=== Work to do ===
Transcribe all of the material below word for word and leave out its pictures.
"""
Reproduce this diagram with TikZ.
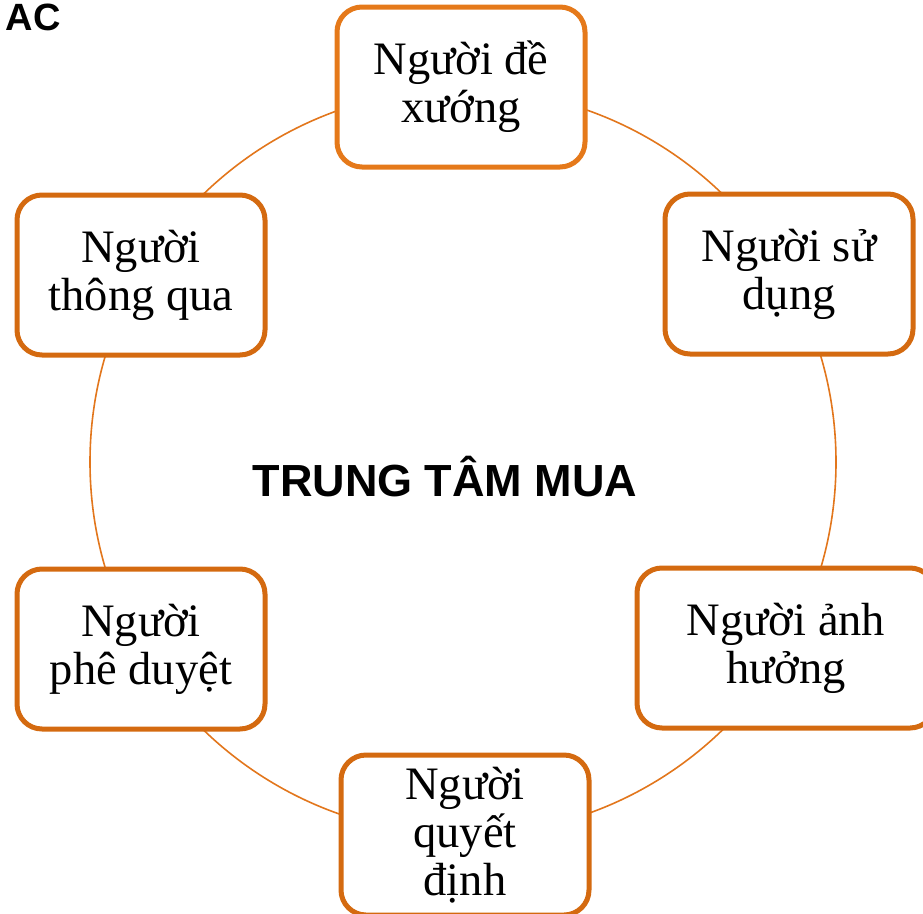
\documentclass[tikz,border=0pt]{standalone}
\usepackage{fontspec}
\setmainfont{Liberation Serif}
\newfontfamily\headfont{Liberation Sans}
\definecolor{ringorange}{RGB}{226,118,28}
\definecolor{boxorange}{RGB}{212,106,16}
\definecolor{topboxorange}{RGB}{229,121,26}
\tikzset{
  rolebox/.style={draw=boxorange, line width=5pt, rounded corners=25pt, fill=white,
    minimum width=248pt, minimum height=160pt, inner sep=0pt, align=center,
    font=\fontsize{46.5}{48}\selectfont},
  ring/.style={draw=ringorange, line width=1.6pt},
  centertitle/.style={font=\headfont\bfseries\fontsize{45}{50}\selectfont},
}
\begin{document}
\begin{tikzpicture}[x=1pt,y=-1pt]
\useasboundingbox (0,0) rectangle (923,913);
% the ring linking the six roles
\coordinate (hub) at (463,462);
\draw[ring] (hub) circle[radius=373pt];
% corner heading
\node[font=\headfont\bfseries\fontsize{38}{42}\selectfont, anchor=base east, inner sep=0pt] (corner) at (61,30) {AC};
% centre title
\node[centertitle, anchor=base, inner sep=0pt] (title) at (445,496) {TRUNG TÂM MUA};
% the six roles around the ring
\node[rolebox, draw=topboxorange] (initiator) at (461,87) {Người đề\\xướng};
\node[rolebox] (user) at (789,274) {Người sử\\dụng};
\node[rolebox, minimum width=298pt] (influencer) at (786,648) {Người ảnh\\hưởng};
\node[rolebox] (decider) at (465,835) {Người\\quyết\\định};
\node[rolebox] (approver) at (141,649) {Người\\phê duyệt};
\node[rolebox] (gatekeeper) at (141,275) {Người\\thông qua};
\end{tikzpicture}
\end{document}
"""
=== The answer ===
Reproduce this diagram with TikZ.
\documentclass[tikz,border=0pt]{standalone}
\usepackage{fontspec}
\setmainfont{Liberation Serif}
\newfontfamily\headfont{Liberation Sans}
\definecolor{ringorange}{RGB}{226,118,28}
\definecolor{boxorange}{RGB}{212,106,16}
\definecolor{topboxorange}{RGB}{229,121,26}
\tikzset{
  rolebox/.style={draw=boxorange, line width=5pt, rounded corners=25pt, fill=white,
    minimum width=248pt, minimum height=160pt, inner sep=0pt, align=center,
    font=\fontsize{46.5}{48}\selectfont},
  ring/.style={draw=ringorange, line width=1.6pt},
  centertitle/.style={font=\headfont\bfseries\fontsize{45}{50}\selectfont},
}
\begin{document}
\begin{tikzpicture}[x=1pt,y=-1pt]
\useasboundingbox (0,0) rectangle (923,913);
% the ring linking the six roles
\coordinate (hub) at (463,462);
\draw[ring] (hub) circle[radius=373pt];
% corner heading
\node[font=\headfont\bfseries\fontsize{38}{42}\selectfont, anchor=base east, inner sep=0pt] (corner) at (61,30) {AC};
% centre title
\node[centertitle, anchor=base, inner sep=0pt] (title) at (445,496) {TRUNG TÂM MUA};
% the six roles around the ring
\node[rolebox, draw=topboxorange] (initiator) at (461,87) {Người đề\\xướng};
\node[rolebox] (user) at (789,274) {Người sử\\dụng};
\node[rolebox, minimum width=298pt] (influencer) at (786,648) {Người ảnh\\hưởng};
\node[rolebox] (decider) at (465,835) {Người\\quyết\\định};
\node[rolebox] (approver) at (141,649) {Người\\phê duyệt};
\node[rolebox] (gatekeeper) at (141,275) {Người\\thông qua};
\end{tikzpicture}
\end{document}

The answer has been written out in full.